The Golden Gate Bridge now has a continuous stainless steel safety net running the full 1.7-mile span, suspended 20 feet below the deck where drivers can’t see it. As the net neared completion in 2023, the number of people who jumped fell by more than half — a quiet but powerful early sign that it’s working. The project was driven by the Bridge Rail Foundation, a small group of parents who lost children at the bridge and refused to give up over more than 18 years of advocacy. Their win is a reminder that thoughtful design, backed by evidence and persistence, can turn even the most heartbreaking places into something safer for everyone who comes next.

Molecule of the human hormone glucagon

Australian scientists regenerate diabetics’ damaged cells to produce insulin

For many years, research has focused on identifying novel therapies that stimulate beta-cell growth and function to restore insulin production in type 1 diabetics. Now, researchers at the Baker Heart and Diabetes Institute in Melbourne have brought us a step closer to making this a reality, regenerating damaged pancreatic cells so they can produce insulin and functionally respond to blood glucose levels. The novel therapeutic approach has the potential to become the first disease-modifying treatment for type 1 diabetes.

Wind turbines, for article on offshore wind farm

Offshore wind sites are delivering power to the grid for the first time in U.S. history

In December 2023, Danish wind energy developer Ørsted and the utility Eversource announced that their first turbine was sending electricity from what will be a 12-turbine wind farm, South Fork Wind, 35 miles east of Montauk Point, New York. Now, the joint owners of the Vineyard Wind project have announced the first electricity from one turbine at what will be a 62-turbine wind farm 15 miles off the coast of Massachusetts.
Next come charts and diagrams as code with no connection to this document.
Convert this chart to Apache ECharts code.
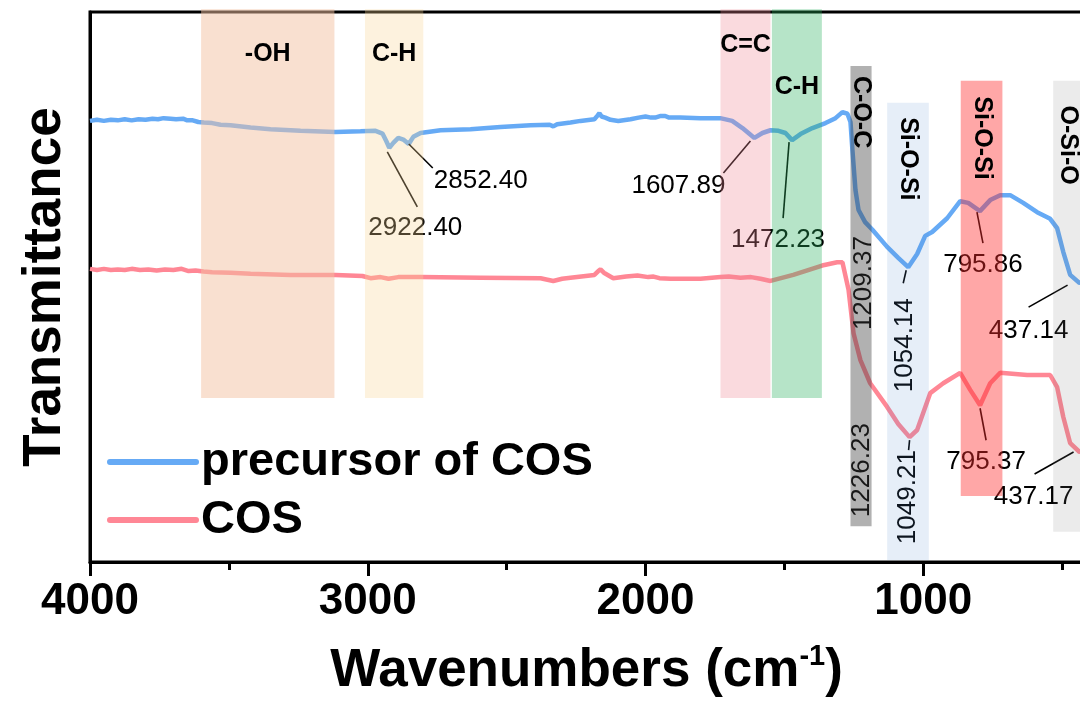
<!DOCTYPE html>
<html>
<head>
<meta charset="utf-8">
<script src="https://cdn.jsdelivr.net/npm/echarts@6/dist/echarts.min.js"></script>
<style>
  html, body { margin: 0; padding: 0; background: #fff; }
  #chart { width: 1080px; height: 704px; }
</style>
</head>
<body>
<div id="chart"></div>
<script>
// FTIR spectra: [wavenumber (cm-1), transmittance (a.u.)]
const precursorSpectrum = [
  [4000,80.2],[3975,80.4],[3950,80.2],[3925,80.4],[3900,80.3],[3875,80.5],[3850,80.3],[3825,80.5],
  [3800,80.4],[3775,80.6],[3755,80.5],[3735,80.7],[3710,80.6],[3690,80.5],[3665,80.6],[3650,80.3],
  [3630,80.3],[3610,80.0],[3590,79.9],[3560,79.8],[3530,79.5],[3494,79.4],[3422,79.0],[3350,78.7],
  [3242,78.4],[3116,78.2],[3026,78.3],[2972,78.4],[2947,77.9],[2933,76.5],[2922.40,75.3],[2908,76.2],
  [2890,77.1],[2872,76.8],[2852.40,76.0],[2836,77.3],[2810,78.0],[2738,78.5],[2630,78.7],[2522,79.1],
  [2414,79.4],[2345,79.5],[2332,79.2],[2318,79.6],[2270,79.9],[2234,80.2],[2184,80.5],[2172,81.2],
  [2166,81.6],[2158,81.0],[2145,80.8],[2126,80.4],[2098,80.2],[2054,80.5],[2025,80.8],[2000,81.0],
  [1980,80.8],[1965,80.8],[1945,81.1],[1929,81.1],[1915,80.8],[1875,80.8],[1803,80.7],[1731,80.7],
  [1688,80.2],[1651,78.9],[1607.89,77.1],[1579,78.0],[1550,78.5],[1521,78.4],[1496,78.0],[1472.23,76.7],
  [1442,77.8],[1399,78.9],[1352,79.8],[1316,80.7],[1291,81.8],[1273,81.5],[1262,80.0],[1255,74.9],
  [1244,67.6],[1233,64.0],[1209.37,61.8],[1183,60.4],[1130,57.3],[1090,55.3],[1054.14,53.6],[1022,56.0],
  [993,59.3],[968,60.0],[914,62.5],[867,65.6],[838,65.3],[795.86,63.8],[759,65.8],[723,66.7],
  [687,66.7],[640,65.3],[590,63.6],[543,62.4],[518,60.7],[496,56.4],[471,52.2],[437.14,50.7],
  [418,51.3],[400,52.0]
];
const cosSpectrum = [
  [4000,53.3],[3975,53.1],[3950,53.3],[3925,53.1],[3900,53.2],[3875,53.1],[3850,53.3],[3820,53.1],
  [3790,53.2],[3760,53.0],[3730,53.2],[3700,53.1],[3670,53.3],[3645,52.9],[3620,53.0],[3591,52.8],
  [3560,52.7],[3494,52.6],[3422,52.4],[3278,52.2],[3116,52.2],[3019,52.0],[2990,51.6],[2954,51.8],
  [2925,51.5],[2890,51.8],[2810,51.8],[2594,51.7],[2378,51.6],[2332,51.1],[2300,51.5],[2270,51.7],
  [2184,52.2],[2170,52.9],[2162,53.2],[2150,52.6],[2116,51.6],[2070,51.9],[2029,52.1],[1990,51.8],
  [1971,51.9],[1950,51.6],[1910,51.5],[1802,51.5],[1730,51.8],[1700,51.9],[1658,51.7],[1620,51.8],
  [1586,51.5],[1550,51.1],[1468,52.2],[1364,53.9],[1310,54.5],[1291,54.5],[1269,49.5],[1251,41.6],
  [1226.23,36.7],[1191,32.5],[1130,28.2],[1090,25.1],[1049.21,22.7],[1022,24.0],[975,30.7],[928,32.5],
  [867,34.4],[831,31.3],[795.37,28.5],[759,32.5],[723,34.4],[626,34.0],[543,34.0],[518,31.8],
  [496,26.4],[471,21.6],[437.17,20.0],[418,20.4],[400,20.9]
];

const seriesNames = ['precursor of COS', 'COS'];
const wavenumberTicks = [4000, 3000, 2000, 1000];

// Labelled absorption peaks (cm-1)
const precursorPeaks = [2922.40, 2852.40, 1607.89, 1472.23, 1209.37, 1054.14, 795.86, 437.14];
const cosPeaks = [1226.23, 1049.21, 795.37, 437.17];

// Assigned vibration bands: [from, to] in cm-1
const bandRanges = [[3600,3120],[3010,2800],[1730,1550],[1545,1365],[1262,1186],[1130,980],[865,715],[532,430]];
const bandNames = ['-OH', 'C-H', 'C=C', 'C-H', 'C-O-C', 'Si-O-Si', 'Si-O-Si', 'O-Si-O'];

// ---- presentation ----
const FONT = '"Liberation Sans", Arial, Helvetica, sans-serif';
const BLUE = '#66AAF5';
const PINK = '#FF8795';

// band box: [top, bottom] on the transmittance axis, fill, label centre on the y axis, label rotation
const bandStyle = [
  { span: [100.5, 29.8], fill: 'rgba(244,194,162,0.5)',  labelY: 92.4, rot: 0 },
  { span: [100.5, 29.8], fill: 'rgba(248,213,150,0.31)', labelY: 92.4, rot: 0 },
  { span: [100.5, 29.8], fill: 'rgba(239,135,148,0.31)', labelY: 94.0, rot: 0 },
  { span: [100.5, 29.8], fill: 'rgba(40,175,95,0.34)',   labelY: 86.4, rot: 0 },
  { span: [90.2, 6.5],   fill: 'rgba(60,60,60,0.4)',     labelY: 81.8, rot: -90 },
  { span: [83.5, 0.3],   fill: 'rgba(88,142,208,0.15)',  labelY: 73.3, rot: -90 },
  { span: [87.5, 12.0],  fill: 'rgba(255,46,46,0.42)',   labelY: 77.1, rot: -90 },
  { span: [87.5, 5.5],   fill: 'rgba(122,122,122,0.15)', labelY: 75.8, rot: -90 }
];

// peak annotation placement, pixel offsets from the peak: leader [x1,y1,x2,y2], label centre [dx,dy], rotation
const precursorPeakStyle = [
  { leader: [-2, 4, 28, 59],   label: [26, 80],  rot: 0 },
  { leader: [0, 0, 24, 24],    label: [72, 37],  rot: 0 },
  { leader: [-4, 3, -31, 35],  label: [-76, 48], rot: 0 },
  { leader: [-3, 2, -9, 78],   label: [-14, 100], rot: 0 },
  { leader: null,              label: [-1, 61],  rot: 90 },
  { leader: [-2, 3, -5, 16],   label: [-3, 78],  rot: 90 },
  { leader: [-3, 1, 3, 32],    label: [3, 54],   rot: 0 },
  { leader: [-12, 2, -51, 24], label: [-51, 48], rot: 0 }
];
const cosPeakStyle = [
  { leader: null,              label: [1, 110],  rot: 90 },
  { leader: [0, 3, -1, 13],    label: [-2, 60],  rot: 90 },
  { leader: [0, 3, 6, 35],     label: [6, 57],   rot: 0 },
  { leader: [-6, 0, -45, 22],  label: [-46, 45], rot: 0 }
];

function peakPoints(spectrum, peaks) {
  return peaks.map(w => spectrum.find(p => p[0] === w));
}

function peakSeries(spectrum, peaks, styles) {
  return {
    type: 'custom',
    z: 4,
    silent: true,
    data: peakPoints(spectrum, peaks),
    encode: { x: 0, y: 1 },
    renderItem: function (params, api) {
      const s = styles[params.dataIndex];
      const w = api.value(0);
      const p = api.coord([w, api.value(1)]);
      const children = [];
      if (s.leader) {
        children.push({
          type: 'line',
          shape: { x1: p[0] + s.leader[0], y1: p[1] + s.leader[1], x2: p[0] + s.leader[2], y2: p[1] + s.leader[3] },
          style: { stroke: '#000', lineWidth: 1.6 }
        });
      }
      children.push({
        type: 'text',
        x: p[0] + s.label[0],
        y: p[1] + s.label[1],
        rotation: s.rot * Math.PI / 180,
        style: {
          text: w.toFixed(2),
          fill: '#000',
          font: '26px ' + FONT,
          align: 'center',
          verticalAlign: 'middle'
        }
      });
      return { type: 'group', children: children };
    }
  };
}

const bandSeries = {
  type: 'custom',
  z: 10,
  silent: true,
  data: bandRanges.map((r, i) => [r[0], r[1], i]),
  encode: { x: [0, 1] },
  renderItem: function (params, api) {
    const i = params.dataIndex;
    const st = bandStyle[i];
    const a = api.coord([api.value(0), st.span[0]]);
    const b = api.coord([api.value(1), st.span[1]]);
    const x0 = Math.min(a[0], b[0]);
    const x1 = Math.max(a[0], b[0]);
    const lc = api.coord([(api.value(0) + api.value(1)) / 2, st.labelY]);
    return {
      type: 'group',
      children: [
        {
          type: 'rect',
          shape: { x: x0, y: a[1], width: x1 - x0, height: b[1] - a[1] },
          style: { fill: st.fill }
        },
        {
          type: 'text',
          x: lc[0],
          y: lc[1],
          rotation: st.rot * Math.PI / 180,
          style: {
            text: bandNames[i],
            fill: '#000',
            font: 'bold 25px ' + FONT,
            align: 'center',
            verticalAlign: 'middle'
          }
        }
      ]
    };
  }
};

const chart = echarts.init(document.getElementById('chart'), null, { renderer: 'canvas' });

chart.setOption({
  animation: false,
  backgroundColor: '#fff',
  grid: {
    left: 90, top: 12, width: 1111, height: 550,
    outerBoundsMode: 'none',
    show: true, borderColor: '#000', borderWidth: 3, backgroundColor: 'transparent'
  },
  legend: {
    data: seriesNames,
    orient: 'vertical',
    left: 102, top: 428,
    itemWidth: 86, itemHeight: 6, itemGap: 0,
    textStyle: {
      fontSize: 47, fontWeight: 'bold', fontFamily: FONT, color: '#000',
      lineHeight: 58
    },
    lineStyle: { width: 6, cap: 'round' }
  },
  xAxis: {
    type: 'value',
    inverse: true,
    min: 0, max: 4000, interval: 1000,
    axisLine: { onZero: false, lineStyle: { color: '#000', width: 3 } },
    axisTick: { show: true, length: 14, lineStyle: { color: '#000', width: 3 } },
    minorTick: { show: true, splitNumber: 2, length: 8, lineStyle: { color: '#000', width: 3 } },
    splitLine: { show: false },
    axisLabel: {
      fontSize: 44, fontWeight: 'bold', fontFamily: FONT, color: '#000', margin: 18,
      formatter: v => (wavenumberTicks.indexOf(v) >= 0 ? String(v) : '')
    },
    name: 'Wavenumbers (cm{sup|-1})',
    nameLocation: 'middle',
    nameGap: 80,
    nameTextStyle: {
      fontSize: 53, fontWeight: 'bold', fontFamily: FONT, color: '#000', lineHeight: 58,
      padding: [0, 118, 0, 0],
      rich: {
        sup: { fontSize: 29, fontWeight: 'bold', fontFamily: FONT, color: '#000', verticalAlign: 'top', lineHeight: 58 }
      }
    }
  },
  yAxis: {
    type: 'value',
    min: 0, max: 100,
    axisLine: { show: true, onZero: false, lineStyle: { color: '#000', width: 3 } },
    axisTick: { show: false },
    axisLabel: { show: false },
    splitLine: { show: false },
    name: 'Transmittance',
    nameLocation: 'middle',
    nameGap: 18,
    nameTextStyle: { fontSize: 53, fontWeight: 'bold', fontFamily: FONT, color: '#000' }
  },
  series: [
    {
      name: seriesNames[0], type: 'line', data: precursorSpectrum,
      showSymbol: false, symbol: 'none', z: 2,
      lineStyle: { color: BLUE, width: 4.5 }, itemStyle: { color: BLUE }
    },
    {
      name: seriesNames[1], type: 'line', data: cosSpectrum,
      showSymbol: false, symbol: 'none', z: 2,
      lineStyle: { color: PINK, width: 4.5 }, itemStyle: { color: PINK }
    },
    peakSeries(precursorSpectrum, precursorPeaks, precursorPeakStyle),
    peakSeries(cosSpectrum, cosPeaks, cosPeakStyle),
    bandSeries
  ]
});
</script>
</body>
</html>
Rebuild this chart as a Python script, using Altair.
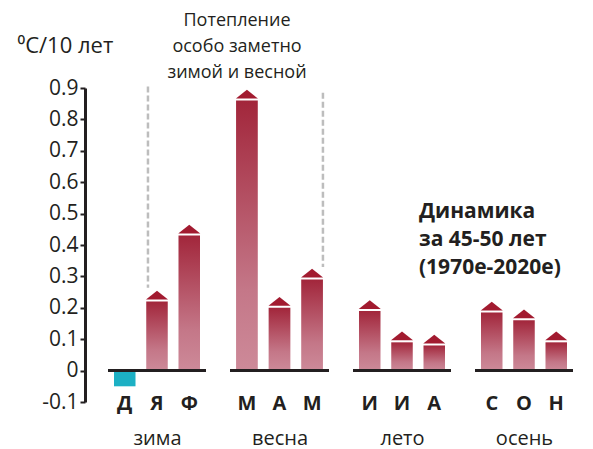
import altair as alt
import pandas as pd

# ---- data ----
months = ["Декабрь", "Январь", "Февраль", "Март", "Апрель", "Май",
          "Июнь", "Июль", "Август", "Сентябрь", "Октябрь", "Ноябрь"]
seasons = ["зима", "зима", "зима", "весна", "весна", "весна",
           "лето", "лето", "лето", "осень", "осень", "осень"]
trend = [-0.05, 0.22, 0.43, 0.86, 0.20, 0.29, 0.19, 0.09, 0.08, 0.185, 0.16, 0.09]
season_order = ["зима", "весна", "лето", "осень"]
y_ticks = [-0.1, 0.0, 0.1, 0.2, 0.3, 0.4, 0.5, 0.6, 0.7, 0.8, 0.9]
y_title = "⁰C/10 лет"
note_warming = ["Потепление", "особо заметно", "зимой и весной"]
note_period = ["Динамика", "за 45-50 лет", "(1970е-2020е)"]

df = pd.DataFrame({"month": months, "season": seasons, "trend": trend})

FONT = "Open Sans"
DARK = "#231f20"
bar_gradient = alt.Gradient(
    gradient="linear",
    stops=[alt.GradientStop(color="#a2263b", offset=0),
           alt.GradientStop(color="#c47788", offset=0.7),
           alt.GradientStop(color="#cd8a99", offset=1)],
    x1=0, x2=0, y1=0, y2=1,
)
yscale = alt.Scale(domain=[-0.1, 0.9], nice=False, zero=False)


def panel(season, first=False):
    sub = df[df.season == season]
    order = list(sub.month)
    x = alt.X("month:N", sort=order,
              scale=alt.Scale(paddingInner=0.333, paddingOuter=0.186),
              axis=alt.Axis(title=season, labelExpr="substring(datum.label, 0, 1)",
                            domain=False, ticks=False, labelAngle=0,
                            labelFont=FONT, labelFontWeight="bold", labelFontSize=20,
                            labelColor=DARK, labelBaseline="middle", labelPadding=1,
                            titleFont=FONT, titleFontWeight="normal", titleFontSize=20,
                            titleColor=DARK, titleBaseline="alphabetic", titleY=42))
    if first:
        yaxis = alt.Axis(values=y_ticks, tickCount=len(y_ticks), title=y_title, offset=23,
                         labelOverlap=False,
                         labelExpr="datum.value == 0 ? '0' : (datum.value < 0 ? '-' : '') + format(abs(datum.value), '.1f')",
                         labelFont=FONT, labelFontSize=21, labelColor=DARK, labelPadding=2,
                         domainColor=DARK, domainWidth=3, tickColor=DARK, tickWidth=2, tickSize=5,
                         titleFont=FONT, titleFontSize=22, titleFontWeight="normal", titleColor=DARK,
                         titleAngle=0, titleAlign="left", titleBaseline="alphabetic",
                         titleX=-68, titleY=-36)
    else:
        yaxis = None
    y = alt.Y("trend:Q", scale=yscale, axis=yaxis)
    base = alt.Chart(sub)
    pos = base.transform_filter("datum.trend > 0").mark_bar(color=bar_gradient).encode(x=x, y=y)
    neg = base.transform_filter("datum.trend < 0").mark_bar(color="#1cb0c4").encode(x=x, y=y)
    caps = base.transform_filter("datum.trend > 0").mark_point(
        shape="M-1,0L1,0L0,-0.8Z", size=484, filled=True, opacity=1,
        color="#a21b30", strokeWidth=0, yOffset=-2).encode(x=x, y=y)
    zero = base.mark_rule(color=DARK, strokeWidth=3).encode(y=alt.datum(0))
    return [pos, neg, caps, zero]


one = pd.DataFrame({"k": [0]})

l1 = panel("зима", first=True)
dash1 = alt.Chart(one).mark_rule(color="#bdbdbd", strokeWidth=2.5, strokeDash=[6, 3]).encode(
    x=alt.X(datum="Январь", type="nominal", bandPosition=0.08),
    y=alt.Y(datum=0.905, type="quantitative", scale=yscale), y2=alt.datum(0.264))
p1 = alt.layer(*l1, dash1).properties(width=98, height=314)

l2 = panel("весна")
dash2 = alt.Chart(one).mark_rule(color="#bdbdbd", strokeWidth=2.5, strokeDash=[6, 3]).encode(
    x=alt.X(datum="Май", type="nominal", bandPosition=1.0),
    y=alt.Y(datum=0.885, type="quantitative", scale=yscale), y2=alt.datum(0.33))
warm = alt.Chart(one).mark_text(text=note_warming, font=FONT, fontSize=18, color=DARK,
                                align="center", baseline="alphabetic", lineHeight=26).encode(
    x=alt.value(7), y=alt.value(-62))
p2 = alt.layer(*l2, dash2, warm).properties(width=99, height=314)

l3 = panel("лето")
period = alt.Chart(one).mark_text(text=note_period, font=FONT, fontSize=21, fontWeight="bold",
                                  color=DARK, align="left", baseline="alphabetic",
                                  lineHeight=28).encode(x=alt.value(66), y=alt.value(130))
p3 = alt.layer(*l3, period).properties(width=98, height=314)

l4 = panel("осень")
p4 = alt.layer(*l4).properties(width=98, height=314)

chart = (alt.hconcat(p1, p2, p3, p4, spacing=24, bounds="flush")
         .properties(padding={"left": 9, "top": 4, "right": 5, "bottom": 6})
         .configure_view(stroke=None)
         .configure_axis(grid=False))

chart.save("out.html", embed_options={"renderer": "svg", "actions": False})
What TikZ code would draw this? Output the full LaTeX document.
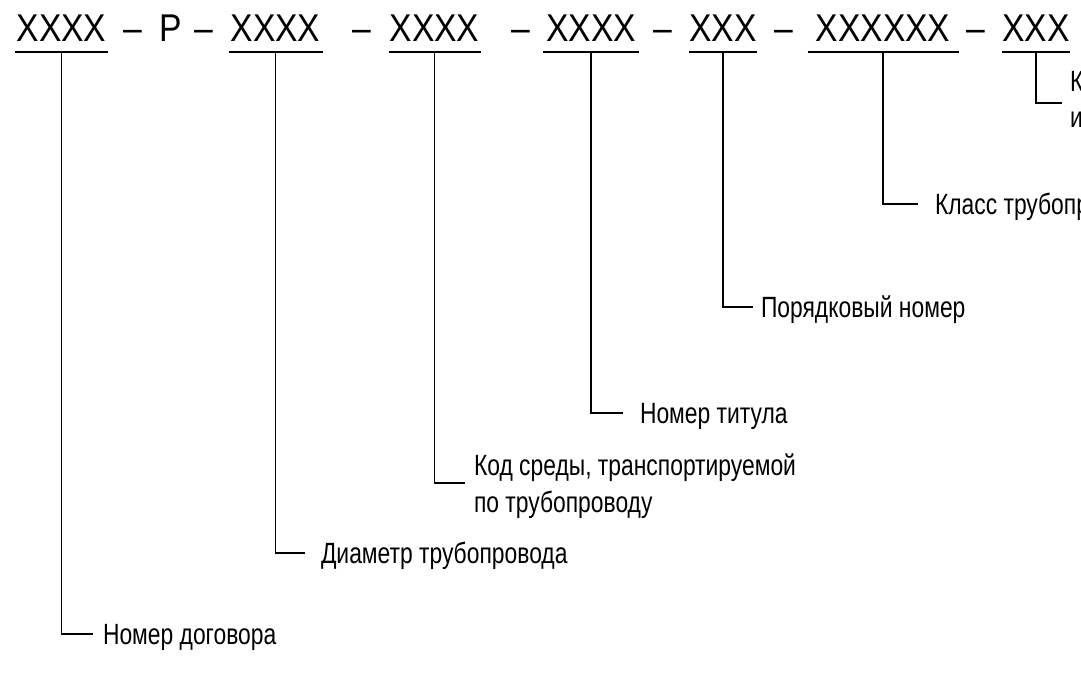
\documentclass[tikz,border=0pt]{standalone}
\usepackage{fontspec}
\setmainfont{Liberation Sans}
\newfontfamily\codefont[FakeStretch=0.87]{Liberation Sans}
\newfontfamily\labfont[FakeStretch=0.78]{Liberation Sans}
\begin{document}
\begin{tikzpicture}[x=1pt,y=-1pt,
  code/.style={font=\codefont\fontsize{38.7}{40}\selectfont, inner sep=0pt, outer sep=0pt,
               text height=28pt, text depth=11pt, anchor=base},
  uline/.style={line width=1.9pt},
  lead/.style={line width=1.9pt},
  lab/.style={font=\labfont\fontsize{29.3}{37}\selectfont, anchor=west, inner xsep=10pt,
              inner ysep=0pt, outer sep=0pt, text height=21pt, text depth=0pt},
]
\useasboundingbox (0,0) rectangle (1081,699);

% code groups and separators
\node[code, minimum width=93.5pt] (g1) at (61.5,41) {XXXX};
\node[code] (d1) at (132.5,41) {–};
\node[code] (p)  at (171,41) {Р};
\node[code] (d2) at (204,41) {–};
\node[code, minimum width=94pt] (g2) at (275.5,41) {XXXX};
\node[code] (d3) at (361.5,41) {–};
\node[code, minimum width=92pt] (g3) at (434.5,41) {XXXX};
\node[code] (d4) at (520.5,41) {–};
\node[code, minimum width=96pt] (g4) at (591,41) {XXXX};
\node[code] (d5) at (663,41) {–};
\node[code, minimum width=66pt] (g5) at (723,41) {XXX};
\node[code] (d6) at (783.5,41) {–};
\node[code, minimum width=151pt] (g6) at (883,41) {XXXXXX};
\node[code] (d7) at (975.5,41) {–};
\node[code, minimum width=68pt] (g7) at (1036,41) {XXX};

\foreach \g in {g1,g2,g3,g4,g5,g6,g7}
  \draw[uline] (\g.south west) -- (\g.south east);

% labels
\node[lab, inner xsep=10pt] (l1) at (93,634) {Номер договора};
\node[lab, inner xsep=16pt] (l2) at (305,553) {Диаметр трубопровода};
\node[lab, inner xsep=9pt, text depth=37pt] (l3) at (465,483)
  {\vtop{\baselineskip=37pt\hbox{Код среды, транспортируемой}\hbox{по трубопроводу}}};
\node[lab, inner xsep=17pt] (l4) at (623,413) {Номер титула};
\node[lab, inner xsep=8pt] (l5) at (753,307) {Порядковый номер};
\node[lab, inner xsep=17pt] (l6) at (918,204) {Класс трубопровода};
\node[lab, inner xsep=8pt, text depth=45pt] (l7) at (1062,103)
  {\vtop{\baselineskip=36pt\hbox{Код изоляции}\hbox{и обогрева}}};

% leaders
\draw[lead] (g1.south) |- (l1.west);
\draw[lead] (g2.south) |- (l2.west);
\draw[lead] (g3.south) |- (l3.west);
\draw[lead] (g4.south) |- (l4.west);
\draw[lead] (g5.south) |- (l5.west);
\draw[lead] (g6.south) |- (l6.west);
\draw[lead] (g7.south) |- (l7.west);
\end{tikzpicture}
\end{document}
Aerial view of London and the Thames, for article on U.K. renewable energy record

U.K. use of gas and coal for electricity at lowest since 1957

The UK’s electricity grid just hit a milestone unseen since 1957: gas and coal together produced less power than in any year of the last seven decades. Renewables — wind, solar, hydro, and biomass — supplied a record 42% of electricity in 2023, while coal alone has fallen 97% since 2008 and is set to disappear from the grid entirely when Britain’s last coal plant shuts in September 2024. Add nuclear, and more than half of the country’s electricity now comes from sources that emit no carbon. The deeper significance is simple: a major industrialized economy can run mostly on clean power not as a forecast, but as a lived, ordinary year — proof other countries can point to.